この打席は、カウント3-1からど真ん中の真っ直ぐを見逃した場面がとても印象に残った。
カウント3-1になった時点で、相手投手の制球、自身の選球眼やファールで逃げれる技術などを考えた結果、先頭として塁に出れる可能性が1番高い方法は四球と考え、見事に四球を選んだ。ホームランを打った後でも雑にならず、様々な状況や中村晃自身が自分の能力を客観視出来た素晴らしい打席内容だった。
細かいしあまりスポットも当てられないが、このプレーも流石だった。この挟殺プレーはサードではなくホームに向かうところでアウトにならないと2.3塁が作れない。足が決して速い方ではないが、自分の最低限の役割を果たした走塁だった。
また中村晃はギリギリのタイミングでホームインする走者を助けるために犠牲になる走塁も多く見受けられる。アウトを増やしてでも1点は確実に取り、またそのままバックホームすれば次の塁を狙う走塁も怠らない、ここでも"データや数字には表す事の出来ない貢献"という言葉が当てはまる選手であるのが分かるでしょう。
1アウト1.2塁、投手が高梨に変わった第4打席。真っ直ぐを3球見逃し、4球目の真っ直ぐには完全に振り遅れた空振り。追い込まれて迎えた5球目に唯一きた甘いスライダーをライト前に持っていきダメ押し。
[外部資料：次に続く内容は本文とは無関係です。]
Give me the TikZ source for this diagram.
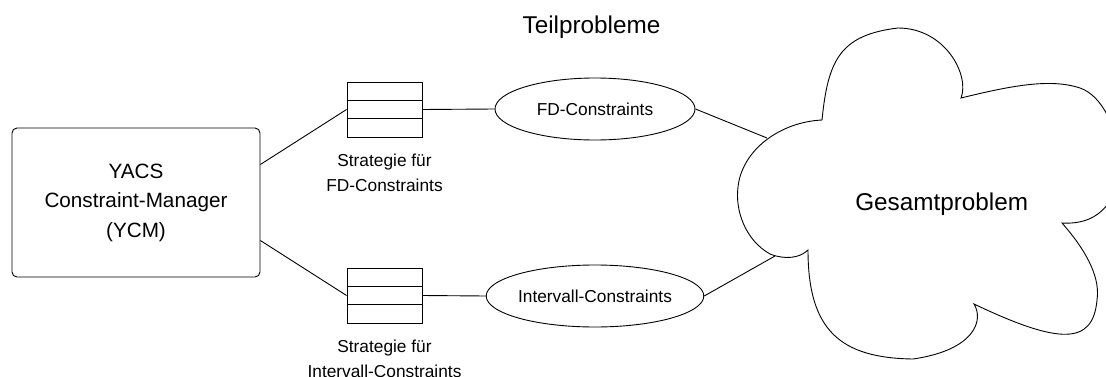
\documentclass[tikz,border=0pt]{standalone}
\usepackage{fontspec}
\setmainfont{Liberation Sans}
\usetikzlibrary{shapes.geometric,calc,positioning}

\begin{document}
\begin{tikzpicture}[x=1pt, y=1pt, line width=0.9pt,
every node/.style={%draw=red,
    inner sep=0pt
    },
mgr/.style={draw, rounded corners=5pt, minimum width=248pt, minimum height=149pt,
    align=center, font=\fontsize{20.7}{29.5}\selectfont},
stapel/.style={draw, minimum width=75pt, minimum height=55pt},
teil/.style={draw, ellipse, minimum width=200pt, minimum height=62pt,
    font=\fontsize{17.3}{25}\selectfont},
strat/.style={align=center, font=\fontsize{17.3}{25}\selectfont},
gross/.style={font=\fontsize{24.3}{29}\selectfont}
]
\useasboundingbox (0,0) rectangle (1106,376);

\node[mgr] (ycm) at (136,173.5) {YACS\\Constraint-Manager\\(YCM)};

\node[stapel] (stFD) at (384.5,266.5) {};
\node[stapel] (stIV) at (384.5,80.5) {};
\node[strat, below=16pt of stFD] (lbFD) {Strategie für\\FD-Constraints};
\node[strat, below=16pt of stIV] (lbIV) {Strategie für\\Intervall-Constraints};

\node[teil] (fd) at (595,267) {FD-Constraints};
\node[teil] (iv) at (595,80) {Intervall-Constraints};

\node[gross, anchor=base] (tp) at (591.5,342) {Teilprobleme};

% Wolke
\draw (822,256) .. controls (828,316) and (840,341) .. (898,348)
      .. controls (945,348) and (970,301) .. (961,278)
      .. controls (1010,290) and (1050,298) .. (1080,288)
      .. controls (1125,273) and (1145,148) .. (1062,153)
      .. controls (1090,121) and (1100,96) .. (1097,76)
      .. controls (1093,31) and (1060,31) .. (974,72)
      .. controls (984,56) and (975,26) .. (913,17)
      .. controls (840,18) and (808,46) .. (808,126)
      .. controls (800,118) and (785,116) .. (770,122)
      .. controls (745,136) and (735,166) .. (738,189)
      .. controls (742,226) and (780,254) .. (822,256) -- cycle;
\node[gross, anchor=base] (ges) at (941.7,166) {Gesamtproblem};
\coordinate (gesA) at (767,238);
\coordinate (gesB) at (775,120);

\foreach \s in {stFD,stIV}
  \foreach \k in {1,2}
    \draw ($(\s.north west)!\k/3!(\s.south west)$) -- ($(\s.north east)!\k/3!(\s.south east)$);

\foreach \i/\j in {ycm.17/stFD.west, ycm.-17/stIV.west,
                   stFD.east/fd.west, stIV.east/iv.west,
                   fd.east/gesA, iv.east/gesB%
            }
    \draw (\i) -- (\j);

\end{tikzpicture}
\end{document}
左殺しでも関係なし。4球真っ直ぐで追い込まれてもそれを捨てて、決め球であるスライダーを待てる割り切り、また狙っている球を1発で仕留める技術の高さが詰まった打席だった。
先発のサンチェスはPayPayのマウンドとも相性が良かったのか相当良いボールを投げており、正直ホークスが相手でなければ7.8回無失点で行ってもおかしくない出来であった。これは菅野や畠にも言える事であり、ホークス打線の連動性、ミスショットの少なさはちょっと異常に感じたシリーズだった。
同じ打率.270でもシーズン500打席トータルで計算できる打者と、どんな相手でも期待出来るブレが少なく1打席1打席の積み重ねで.270を残す打者の違いがあり、このあたりを見分ける事が出来ると、打線に欠かせないタイプがどのような打者なのかが見えてくるのではないでしょうか。
昨シーズンは思ったような数字が残りませんでしたが、今年は復活し、定位置の2番に戻る事を願って開幕を迎えるとしましょう、ありがとうございました。